The fed gov’t of course levies the same tax on all states when it comes to gas. I am not sure what it is, but I know it went up a couple of years ago.

Then there is the tax collected by the state itself.

In GA, where I live, I paid 84 cents for reglar unleaded just the other day and only a few months ago it was 69 cents a gallon.

Both AL and FL are about the same and do compare with NJ (Last I was there it was around a 1.08 per gallon)

I guess CA and maybe the cities are taxing the gas the most.

The funny thing is GA has always had lower gas prices than AL, but our roads were usually better (gas taxes usually are supposed to help pay for roads).


I don’t know if gas has always been historically expensive in Mexico. But as far as I know, the oil is drilled by Pemex (the state-owned oil monopoly), sent to the United States for refining, and then reexported back to Mexico in the form of low-grade gasoline. Pemex has a monopoly at all stages of production, save some basic petrochemicals and propane gas distribution.
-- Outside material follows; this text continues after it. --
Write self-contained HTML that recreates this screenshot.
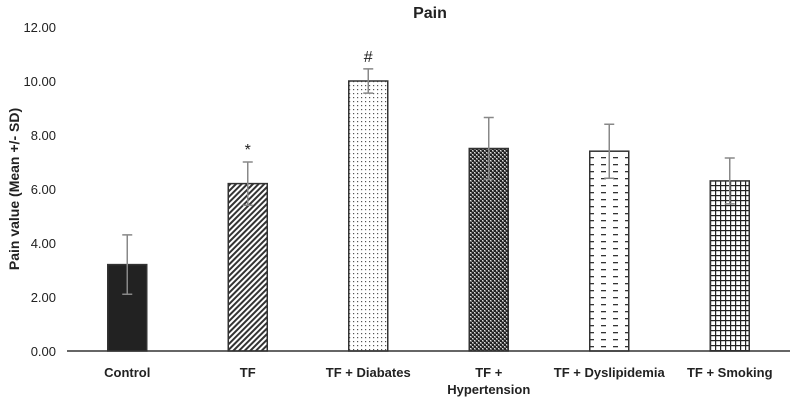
<!DOCTYPE html>
<html><head><meta charset="utf-8"><style>
body{margin:0;background:#fff}
svg text{font-family:"Liberation Sans",Arial,sans-serif;fill:#222}
</style></head><body>
<svg id="chart" width="797" height="400">
<defs>
<pattern id="p-diag" width="4" height="4" patternUnits="userSpaceOnUse" patternTransform="rotate(45)"><rect width="4" height="4" fill="#fff"/><rect width="2" height="4" fill="#333"/></pattern>
<pattern id="p-dots" width="4" height="4" patternUnits="userSpaceOnUse"><rect width="4" height="4" fill="#fff"/><rect x="1" y="1" width="1.2" height="1.2" fill="#555"/></pattern>
<pattern id="p-check" width="4" height="4" patternUnits="userSpaceOnUse"><rect width="4" height="4" fill="#777"/><rect width="2" height="2" fill="#222"/><rect x="2" y="2" width="2" height="2" fill="#222"/><rect x="2" y="0" width="1" height="1" fill="#ddd"/><rect x="0" y="2" width="1" height="1" fill="#ddd"/></pattern>
<pattern id="p-dash" width="12" height="7" patternUnits="userSpaceOnUse"><rect width="12" height="7" fill="#fff"/><rect x="1" y="3" width="5" height="1.3" fill="#333"/><rect x="7" y="0" width="0" height="0"/></pattern>
<pattern id="p-grid" width="5" height="5" patternUnits="userSpaceOnUse"><rect width="5" height="5" fill="#fff"/><rect width="1.2" height="5" fill="#222"/><rect width="5" height="1.2" fill="#222"/></pattern>
</defs>
<text x="430" y="18" font-size="16" font-weight="bold" text-anchor="middle">Pain</text>
<text transform="translate(19,189) rotate(-90)" font-size="14" font-weight="bold" text-anchor="middle">Pain value (Mean +/- SD)</text>
<g id="ticks"></g><g id="bars"></g><g id="cats"></g>
</svg>
<script>
const categories=["Control","TF","TF + Diabates","TF + Hypertension","TF + Dyslipidemia","TF + Smoking"];
const values=[3.2,6.2,10.0,7.5,7.4,6.3];
const sds=[1.1,0.8,0.45,1.15,1.0,0.85];
const marks=["","*","#","","",""];
const tickVals=[0,2,4,6,8,10,12];
const fills=["#222","url(#p-diag)","url(#p-dots)","url(#p-check)","url(#p-dash)","url(#p-grid)"];
const NS="http://www.w3.org/2000/svg";
const x0=67,x1=790,y0=351,y12=27;
const step=(x1-x0)/categories.length,bw=39;
const ys=v=>y0-(v/12)*(y0-y12);
const xc=i=>x0+step*(i+0.5);
function mk(t,a,p){const e=document.createElementNS(NS,t);for(const k in a)e.setAttribute(k,a[k]);p.appendChild(e);return e;}
const tg=document.getElementById('ticks'),bg=document.getElementById('bars'),cg=document.getElementById('cats');
tickVals.forEach(v=>{const t=mk('text',{x:56,y:ys(v)+5,'font-size':13,'text-anchor':'end'},tg);t.textContent=v.toFixed(2);

});
categories.forEach((c,i)=>{
const r=mk('rect',{x:xc(i)-bw/2,y:ys(values[i]),width:bw,height:y0-ys(values[i]),fill:fills[i],stroke:'#333','stroke-width':1.5},bg);


const e=mk('path',{d:`M${xc(i)} ${ys(values[i]-sds[i])}V${ys(values[i]+sds[i])}M${xc(i)-5} ${ys(values[i]-sds[i])}h10M${xc(i)-5} ${ys(values[i]+sds[i])}h10`,stroke:'#888','stroke-width':1.5,fill:'none'},bg);


if(marks[i]){const m=mk('text',{x:xc(i),y:ys(values[i]+sds[i])-7,'font-size':16,'text-anchor':'middle'},bg);m.textContent=marks[i];

}
const words=c==="TF + Hypertension"?["TF +","Hypertension"]:[c];
const t=mk('text',{x:xc(i),y:377,'font-size':13,'font-weight':'bold','text-anchor':'middle'},cg);
words.forEach((w,j)=>{const s=mk('tspan',{x:xc(i),dy:j?17:0},t);s.textContent=w;});


});
const ax=mk('line',{x1:x0,x2:x1,y1:y0,y2:y0,stroke:'#333','stroke-width':1.5},bg);


</script>
</body></html>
The prices are set by the federal finance ministry… so in a way 100% of the consumer price is a form of taxation. There are preset inflationary increments that will represent an annual 15%-or-so rise in price by year’s end. So even before the OPEC accord that made historically low U.S. prices shoot up in recent months (leading to the “Great American Gas Out”–what a laugh) drivers in Mexico were watching the price steadily increase.

“Anything is peaceful from one thousand, three hundred and fifty-three feet.”

2) We pump much of the crude we refine right here in the USA (esp. Alaska, Texas, California and Oklahoma)

If you go to someplace that has even greater reserves and moderate taxation you will find even cheaper gas (like Mexico, Venezuala. etc.)

this is utterly false. i live in abilene texas–the center of a huge oil dome–there are two oil refineries right outside of town (subsiquently the water tastes like crap) and there are 14 or so grasshoppers (those tilting oil pump thingies) within a mile of my house. yet when i go to fill up, its not uncommon to pay $1.15 and up (although a few months ago durring the oil surplus, gas was as low as 72 cents per gallon.)